During childhood The Vietnam War made a big impression on me. It was easy to see the controversy in simple terms. I remember reading posters and lapel buttons. One poster read, "War is not healthy for children or other living things," yet my childhood recollections were innocent for "Make love, not war." On the other side, I saw bumper stickers exhorting us all to pray for or support our M.I.A.'s and P.O.W.'s.
`The Camden 28' would have been too specific and complicated for me to understand, so it is with greater appreciation I embrace this documentary as an adult. To be brief, twenty-eight people, mostly consisting of devout Catholics, including two priests, but a few Protestants as well, joined together to plan to infiltrate a government facility in Camden, NJ to steal draft records and burn them as their opposition to the Vietnam War. Usually the Catholic Church frowns on disobeying secular authority, but these 28 did so with conviction and at great risk.

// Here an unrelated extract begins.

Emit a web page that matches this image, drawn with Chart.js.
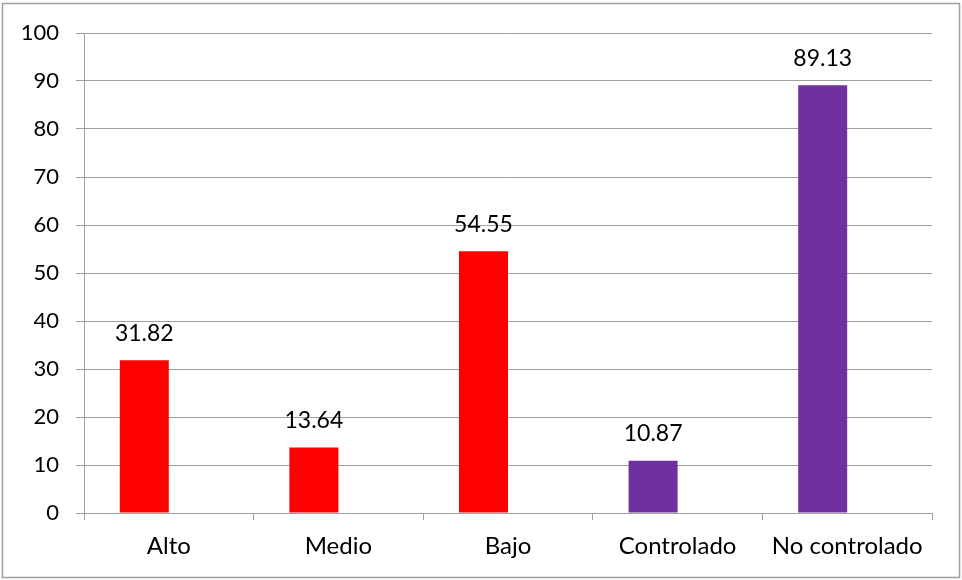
<!DOCTYPE html>
<html>
<head>
<meta charset="utf-8">
<script src="https://cdn.jsdelivr.net/npm/chart.js@4"></script>
<style>
html,body{margin:0;padding:0;background:#fff;}
#wrap{position:relative;width:962px;height:580px;}
</style>
</head>
<body>
<div id="wrap"><canvas id="c" width="962" height="580"></canvas></div>
<script>
const categories = ["Alto", "Medio", "Bajo", "Controlado", "No controlado"];
const values = [31.82, 13.64, 54.55, 10.87, 89.13];
const emptySeries = [null, null, null, null, null];
const valueLabels = ["31.82", "13.64", "54.55", "10.87", "89.13"];
const barColors = ["#FF0000", "#FF0000", "#FF0000", "#7030A0", "#7030A0"];
const yTicks = [0, 10, 20, 30, 40, 50, 60, 70, 80, 90, 100];

const FONT = "Lato, 'Open Sans', sans-serif";

const frameAndLabels = {
  id: 'frameAndLabels',
  beforeDraw(chart) {
    const ctx = chart.ctx;
    ctx.save();
    ctx.fillStyle = '#fff';
    ctx.fillRect(0, 0, chart.width, chart.height);
    ctx.strokeStyle = '#a0a0a0';
    ctx.lineWidth = 1.5;
    ctx.strokeRect(2.5, 3.5, 957, 574);
    ctx.restore();
  },
  afterDatasetsDraw(chart) {
    const ctx = chart.ctx;
    const meta = chart.getDatasetMeta(0);
    ctx.save();
    ctx.font = "23px " + FONT;
    ctx.fillStyle = '#000';
    ctx.textAlign = 'center';
    ctx.textBaseline = 'middle';
    meta.data.forEach((bar, i) => {
      ctx.fillText(valueLabels[i], bar.x, bar.y - 27);
    });
    ctx.restore();
  }
};

new Chart(document.getElementById('c'), {
  type: 'bar',
  data: {
    labels: categories,
    datasets: [{
      data: values,
      backgroundColor: barColors,
      borderWidth: 0,
      barPercentage: 1.0,
      categoryPercentage: 0.578
    }, {
      data: emptySeries,
      backgroundColor: 'rgba(0,0,0,0)',
      borderWidth: 0,
      barPercentage: 1.0,
      categoryPercentage: 0.578
    }]
  },
  options: {
    responsive: false,
    animation: false,
    devicePixelRatio: 1,
    layout: { padding: { top: 33, right: 30, left: 0, bottom: 0 } },
    plugins: { legend: { display: false }, tooltip: { enabled: false } },
    scales: {
      x: {
        grid: { display: true, drawOnChartArea: false, drawTicks: true, tickLength: 7, color: '#a0a0a0', offset: true },
        border: { display: true, color: '#a0a0a0', width: 1 },
        ticks: { color: '#000', font: { family: FONT, size: 24 }, padding: 12, maxRotation: 0, autoSkip: false },
        afterFit(s) { s.height = 67; }
      },
      y: {
        min: 0, max: 100,
        afterBuildTicks(s) { s.ticks = yTicks.map(v => ({ value: v })); },
        grid: { color: '#a0a0a0', tickLength: 8, drawTicks: true },
        border: { display: true, color: '#a0a0a0', width: 1 },
        ticks: { color: '#000', font: { family: FONT, size: 22 }, padding: 17 },
        afterFit(s) { s.width = 84; }
      }
    }
  },
  plugins: [frameAndLabels]
});
</script>
</body>
</html>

Clocking in at less than an hour and a half, the film has recent interviews with some of the key participants. Their memories are sharply honed for detail, and there's plenty of news and "home movie" footage to back up their accounts. 'The Camden 28' squares solidly on the titled participants side, but it also features interviews by the key prosecuting and defense attorneys, giving their take on the whole affair. While I enjoyed their testimony, I also found the amount of material they used and the scope of their focus uses good judgment. Wisely, they spend a little time showing footage of the war, but they also provide newspaper clippings and news conferences documenting how the FBI was on their trail from the beginning of their plan.
There's not much more I wish to share, for it's better to lay it down there as though you, too, are going into this journey for the first time. Even the initiated will appreciate some of the intrigue and insights the story and testimony bring to the viewer. How each participant recalls how they planned the heist and the maneuvering that went on during their famous trial is pretty remarkable. Plus it's good to hear them share their innermost thoughts on all of the events, including recollecting the riots in Camden that preceded their acts of "civil disobedience," as they call it.
While I may not agree entirely with their methods, the "Camden 28" had enough conviction in their beliefs to act out what seem to be "good intentions" for "a worthy cause". See 'The Camden 28' and judge for yourself.